In deep, and deeply nerdy ways, the AB is important if you want to affect fundamental changes.

The AB is itself is a (mostly) elected group of nine people. So, if you want to affect real, substantial and lasting "process" changes at the W3C, the first stop is the AB.

Battles Won

For most of the history of the W3C, all of this was "inside stuff" - that is, outside of the W3C, it was unknown. But then, around 2012, we began appealing to Web developers to help make our desires known under the pretense that, like Congress, membership to some extent must represent you. Without your support and adoption, they have very little - and it's worked. In nearly every election, "reform" has progressed and the opposition has slowly diminished. Groups like the AB have increasingly come to better represent us - they've also gotten more diverse and slowly, but surely things we have made substantial progress. The W3C is more interested in developers, in outreach, in how to include our voices. Incubation of ideas that includes developers is one thing that our AB have successfully advocated. Because of our efforts, even the quality of candidates who run has improved. But we're not there yet. As you can imagine, getting substantial change through is a long, dull and arduous process.

Currently, there is an election underway for the Advisory Board. 4 of the 9 seats are up for grabs and it once again falls to developers to show up and advocate if we want things to continue.

Here's Who I Support, and why..

Each of the seats that are up for election have incumbent candidates, but we have 7 candidates for only 4 seats. You can have a look at all 7 official candidate statements made to the ACs asking for their votes.

For the most part, I believe that most of the new candidates will be less successful toward the aims we've been supporting - worse: Progress is much more easily lost than gained.

Except for one: Natasha Rooney. Natasha has been involved in numerous standards bodies and for quite a while she has stood out to me as someone who would be a great asset to the AB. I've personally encouraged her to run in the past, but the timing just wasn't right. But now, she is. To the best of my knowledge, she was the first (and I believe currently still the only) new candidate to publicly post a statement which I believe speaks for itself.

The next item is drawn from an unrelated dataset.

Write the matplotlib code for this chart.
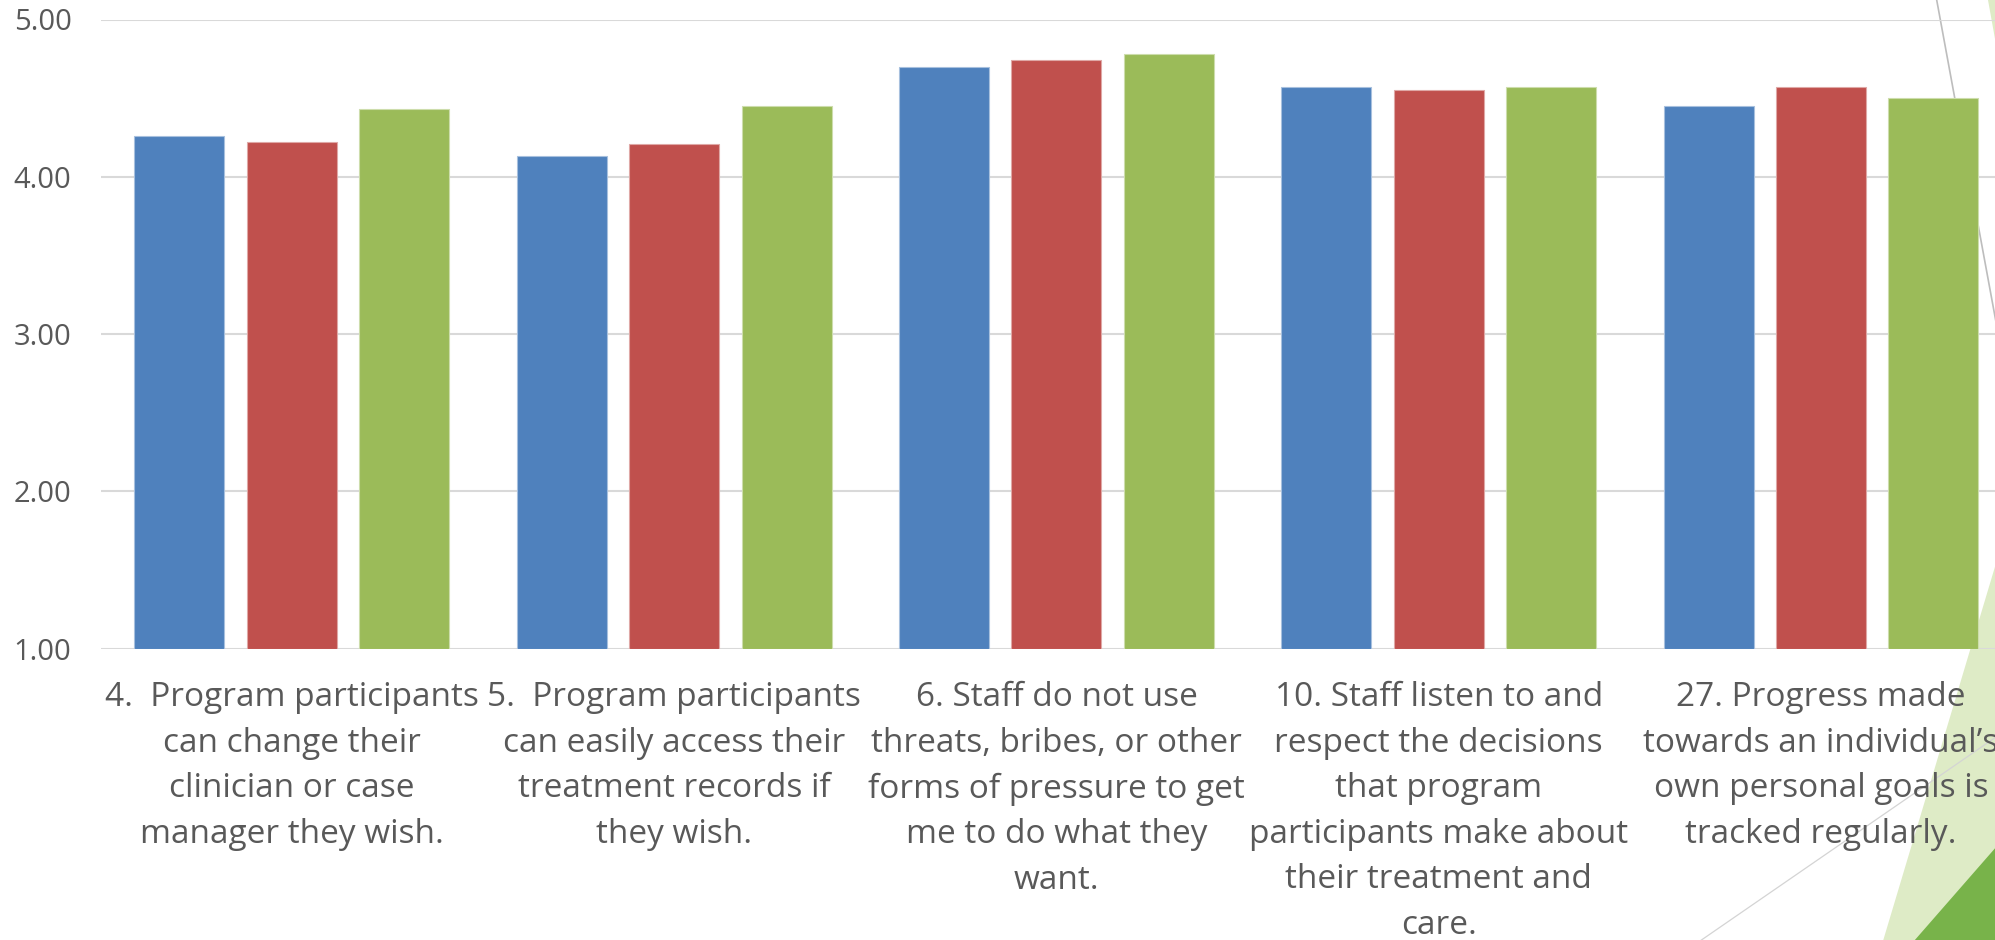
import matplotlib
matplotlib.use("Agg")
import matplotlib.pyplot as plt
from matplotlib.patches import Polygon
from matplotlib.lines import Line2D
import numpy as np

# ---- data -------------------------------------------------------------
categories = [
    "4.  Program participants\ncan change their\nclinician or case\nmanager they wish.",
    "5.  Program participants\ncan easily access their\ntreatment records if\nthey wish.",
    "6. Staff do not use\nthreats, bribes, or other\nforms of pressure to get\nme to do what they\nwant.",
    "10. Staff listen to and\nrespect the decisions\nthat program\nparticipants make about\ntheir treatment and\ncare.",
    "27. Progress made\ntowards an individual\u2019s\nown personal goals is\ntracked regularly.",
]
series_blue = [4.26, 4.13, 4.70, 4.57, 4.45]
series_red = [4.22, 4.21, 4.74, 4.55, 4.57]
series_green = [4.43, 4.45, 4.78, 4.57, 4.50]
y_ticks = [1.0, 2.0, 3.0, 4.0, 5.0]

colors = ["#4F81BD", "#C0504D", "#9BBB59"]
edge_colors = ["#A7C0DE", "#DFA8A6", "#CDDDAC"]
text_color = "#595959"
grid_color = "#D9D9D9"

W, H = 1995, 940
fig = plt.figure(figsize=(W / 100, H / 100), dpi=100)
fig.patch.set_facecolor("white")


def px(x, y):
    """Pixel position (origin top-left) -> figure fraction."""
    return (x / W, 1 - y / H)


# ---- slide-theme decoration behind the chart ---------------------------
light_green = "#DEEBC6"
dark_green = "#78B34A"
decor = [
    Polygon([px(1987.5, 0), px(1997, 0), px(1997, 50)], closed=True,
            facecolor=light_green, edgecolor="none"),
    Polygon([px(1997, 560), px(1883, 941), px(1997, 941)], closed=True,
            facecolor=light_green, edgecolor="none"),
    Polygon([px(1997, 846), px(1914, 941), px(1997, 941)], closed=True,
            facecolor=dark_green, edgecolor="none"),
]
for p in decor:
    p.set_transform(fig.transFigure)
    p.set_zorder(-5)
    fig.patches.append(p)

for (x0, y0, x1, y1, c, lw) in [
    (1936.7, 0, 1996, 322, "#BDBDBD", 1.2),
    (1700, 941, 1996, 737, "#D4D4D4", 0.9),
]:
    (fx0, fy0), (fx1, fy1) = px(x0, y0), px(x1, y1)
    ln = Line2D([fx0, fx1], [fy0, fy1], transform=fig.transFigure,
                color=c, linewidth=lw, zorder=-4)
    fig.lines.append(ln)

# ---- chart -------------------------------------------------------------
ax = fig.add_axes([100.7 / W, 1 - 648.7 / H, 1911.5 / W, (648.7 - 19.5) / H])
ax.set_facecolor("none")

x = np.arange(len(categories))
bar_w = 0.2354
step = 0.294
for i, vals in enumerate([series_blue, series_red, series_green]):
    ax.bar(x + (i - 1) * step, np.array(vals) - 1.0, bottom=1.0, width=bar_w,
           color=colors[i], edgecolor=edge_colors[i], linewidth=0.8, zorder=3)

ax.set_xlim(-0.5, len(categories) - 0.5)
ax.set_ylim(1.0, 5.0)
ax.set_yticks(y_ticks)
ax.set_yticklabels([f"{v:.2f}" for v in y_ticks])
ax.set_xticks(x)
ax.set_xticklabels(categories, linespacing=1.5)

for s in ax.spines.values():
    s.set_visible(False)
ax.grid(axis="y", color=grid_color, linewidth=1.5, zorder=0)
ax.set_axisbelow(True)
ax.tick_params(axis="y", length=0, pad=21, labelsize=21, labelcolor=text_color)
ax.tick_params(axis="x", length=0, pad=23.5, labelsize=24, labelcolor=text_color)
for lab in ax.get_yticklabels() + ax.get_xticklabels():
    lab.set_family(["Open Sans", "DejaVu Sans"])

fig.savefig("out.png", dpi=100, facecolor="white")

That's why I believe that the strongest slate of 4 is both largely stable and includes Natasha. After a lot of consideration, I most strongly support these folks for AB:

  • Mike Champion
  • Chris Wilson
  • Natasha Rooney
  • Judy Zhu

It may surprise some that this list doesn't include Charles McCathie Nevile as I have actively campaigned for him in the past. I'm thankful for his contributions and efforts and I'd actually largely happy for all of them to be re-elected. He's a good friend and I greatly respect all that he does. I'm not specifically opposing him, but the reality is that there are only 4 seats and, as he says in his statement: He's been there longer than anyone else and he does a crazy lot of other important stuff for the W3C. Given all this, this might be a great time to introduce some new energy and give him some space to focus on those other roles for a time. At least, that's what I think would be the best receipe for most success right now. This W3C election will also include a form of preferential voting, which is an effort he championed for a long time and is now in place, so ACs can be quite expressive with their own votes.

So what do I do?

It's this simple: Share your support of whomever on social media. If you know anyone who works for any of the 465 W3C Member orgianizations and want to reach out to them directly, that'd be helpful too - especially if you know an AC rep (the list of AC reps is private, but some list it in their profiles). Share your thoughts, be part of the conversation. If Web developers speak up, history shows that people will hear you.

1 Full disclosure, I am a member representing the JS Foundation on some working groups, but the words and thoughts expressed here are my own and should not be taken to represent anyone else's stated positions.